Data:
<<<<

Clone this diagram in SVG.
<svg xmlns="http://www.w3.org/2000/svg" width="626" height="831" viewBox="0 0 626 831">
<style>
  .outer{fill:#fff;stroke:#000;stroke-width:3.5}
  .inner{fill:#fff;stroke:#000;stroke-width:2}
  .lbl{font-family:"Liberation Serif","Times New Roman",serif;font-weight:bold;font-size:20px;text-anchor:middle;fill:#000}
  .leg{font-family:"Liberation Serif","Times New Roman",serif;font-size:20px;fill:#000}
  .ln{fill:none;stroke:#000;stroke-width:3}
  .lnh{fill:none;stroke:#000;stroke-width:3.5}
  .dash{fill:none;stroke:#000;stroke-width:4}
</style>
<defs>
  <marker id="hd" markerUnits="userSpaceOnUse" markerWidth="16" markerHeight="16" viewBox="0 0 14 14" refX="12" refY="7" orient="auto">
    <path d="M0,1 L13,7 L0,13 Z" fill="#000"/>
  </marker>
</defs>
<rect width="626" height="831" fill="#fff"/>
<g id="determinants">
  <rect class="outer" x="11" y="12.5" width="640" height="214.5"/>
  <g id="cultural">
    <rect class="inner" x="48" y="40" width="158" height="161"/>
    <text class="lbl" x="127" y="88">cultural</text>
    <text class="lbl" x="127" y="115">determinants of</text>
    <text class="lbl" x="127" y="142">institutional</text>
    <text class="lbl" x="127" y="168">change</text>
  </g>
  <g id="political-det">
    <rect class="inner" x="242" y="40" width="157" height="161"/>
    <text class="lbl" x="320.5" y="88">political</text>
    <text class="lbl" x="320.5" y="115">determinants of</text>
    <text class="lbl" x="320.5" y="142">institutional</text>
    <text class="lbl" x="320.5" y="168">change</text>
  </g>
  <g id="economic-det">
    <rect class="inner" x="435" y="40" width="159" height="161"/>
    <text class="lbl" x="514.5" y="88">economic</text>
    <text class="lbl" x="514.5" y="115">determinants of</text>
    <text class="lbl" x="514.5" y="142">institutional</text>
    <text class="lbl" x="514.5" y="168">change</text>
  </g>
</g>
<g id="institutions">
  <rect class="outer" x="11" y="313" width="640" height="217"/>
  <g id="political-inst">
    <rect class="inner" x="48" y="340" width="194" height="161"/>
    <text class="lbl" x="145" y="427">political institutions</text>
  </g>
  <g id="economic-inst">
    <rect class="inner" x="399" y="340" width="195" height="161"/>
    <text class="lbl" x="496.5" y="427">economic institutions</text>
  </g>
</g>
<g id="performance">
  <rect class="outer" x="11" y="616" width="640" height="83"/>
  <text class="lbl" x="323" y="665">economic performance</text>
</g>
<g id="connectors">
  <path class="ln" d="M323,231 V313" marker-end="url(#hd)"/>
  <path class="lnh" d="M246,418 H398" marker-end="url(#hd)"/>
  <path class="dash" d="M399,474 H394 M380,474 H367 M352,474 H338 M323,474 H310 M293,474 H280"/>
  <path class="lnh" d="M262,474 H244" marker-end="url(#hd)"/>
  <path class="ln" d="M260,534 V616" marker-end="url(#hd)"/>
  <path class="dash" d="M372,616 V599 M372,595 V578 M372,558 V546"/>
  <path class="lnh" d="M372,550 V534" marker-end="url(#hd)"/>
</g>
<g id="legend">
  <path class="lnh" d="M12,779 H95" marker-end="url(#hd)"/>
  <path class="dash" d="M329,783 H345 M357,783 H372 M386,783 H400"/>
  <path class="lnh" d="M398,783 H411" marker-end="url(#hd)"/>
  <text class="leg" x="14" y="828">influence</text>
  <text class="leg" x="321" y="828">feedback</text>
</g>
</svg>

>>>>

The problem:
Write the material out exactly, with nothing left out.

Written response:
Clone this diagram in SVG.
<svg xmlns="http://www.w3.org/2000/svg" width="626" height="831" viewBox="0 0 626 831">
<style>
  .outer{fill:#fff;stroke:#000;stroke-width:3.5}
  .inner{fill:#fff;stroke:#000;stroke-width:2}
  .lbl{font-family:"Liberation Serif","Times New Roman",serif;font-weight:bold;font-size:20px;text-anchor:middle;fill:#000}
  .leg{font-family:"Liberation Serif","Times New Roman",serif;font-size:20px;fill:#000}
  .ln{fill:none;stroke:#000;stroke-width:3}
  .lnh{fill:none;stroke:#000;stroke-width:3.5}
  .dash{fill:none;stroke:#000;stroke-width:4}
</style>
<defs>
  <marker id="hd" markerUnits="userSpaceOnUse" markerWidth="16" markerHeight="16" viewBox="0 0 14 14" refX="12" refY="7" orient="auto">
    <path d="M0,1 L13,7 L0,13 Z" fill="#000"/>
  </marker>
</defs>
<rect width="626" height="831" fill="#fff"/>
<g id="determinants">
  <rect class="outer" x="11" y="12.5" width="640" height="214.5"/>
  <g id="cultural">
    <rect class="inner" x="48" y="40" width="158" height="161"/>
    <text class="lbl" x="127" y="88">cultural</text>
    <text class="lbl" x="127" y="115">determinants of</text>
    <text class="lbl" x="127" y="142">institutional</text>
    <text class="lbl" x="127" y="168">change</text>
  </g>
  <g id="political-det">
    <rect class="inner" x="242" y="40" width="157" height="161"/>
    <text class="lbl" x="320.5" y="88">political</text>
    <text class="lbl" x="320.5" y="115">determinants of</text>
    <text class="lbl" x="320.5" y="142">institutional</text>
    <text class="lbl" x="320.5" y="168">change</text>
  </g>
  <g id="economic-det">
    <rect class="inner" x="435" y="40" width="159" height="161"/>
    <text class="lbl" x="514.5" y="88">economic</text>
    <text class="lbl" x="514.5" y="115">determinants of</text>
    <text class="lbl" x="514.5" y="142">institutional</text>
    <text class="lbl" x="514.5" y="168">change</text>
  </g>
</g>
<g id="institutions">
  <rect class="outer" x="11" y="313" width="640" height="217"/>
  <g id="political-inst">
    <rect class="inner" x="48" y="340" width="194" height="161"/>
    <text class="lbl" x="145" y="427">political institutions</text>
  </g>
  <g id="economic-inst">
    <rect class="inner" x="399" y="340" width="195" height="161"/>
    <text class="lbl" x="496.5" y="427">economic institutions</text>
  </g>
</g>
<g id="performance">
  <rect class="outer" x="11" y="616" width="640" height="83"/>
  <text class="lbl" x="323" y="665">economic performance</text>
</g>
<g id="connectors">
  <path class="ln" d="M323,231 V313" marker-end="url(#hd)"/>
  <path class="lnh" d="M246,418 H398" marker-end="url(#hd)"/>
  <path class="dash" d="M399,474 H394 M380,474 H367 M352,474 H338 M323,474 H310 M293,474 H280"/>
  <path class="lnh" d="M262,474 H244" marker-end="url(#hd)"/>
  <path class="ln" d="M260,534 V616" marker-end="url(#hd)"/>
  <path class="dash" d="M372,616 V599 M372,595 V578 M372,558 V546"/>
  <path class="lnh" d="M372,550 V534" marker-end="url(#hd)"/>
</g>
<g id="legend">
  <path class="lnh" d="M12,779 H95" marker-end="url(#hd)"/>
  <path class="dash" d="M329,783 H345 M357,783 H372 M386,783 H400"/>
  <path class="lnh" d="M398,783 H411" marker-end="url(#hd)"/>
  <text class="leg" x="14" y="828">influence</text>
  <text class="leg" x="321" y="828">feedback</text>
</g>
</svg>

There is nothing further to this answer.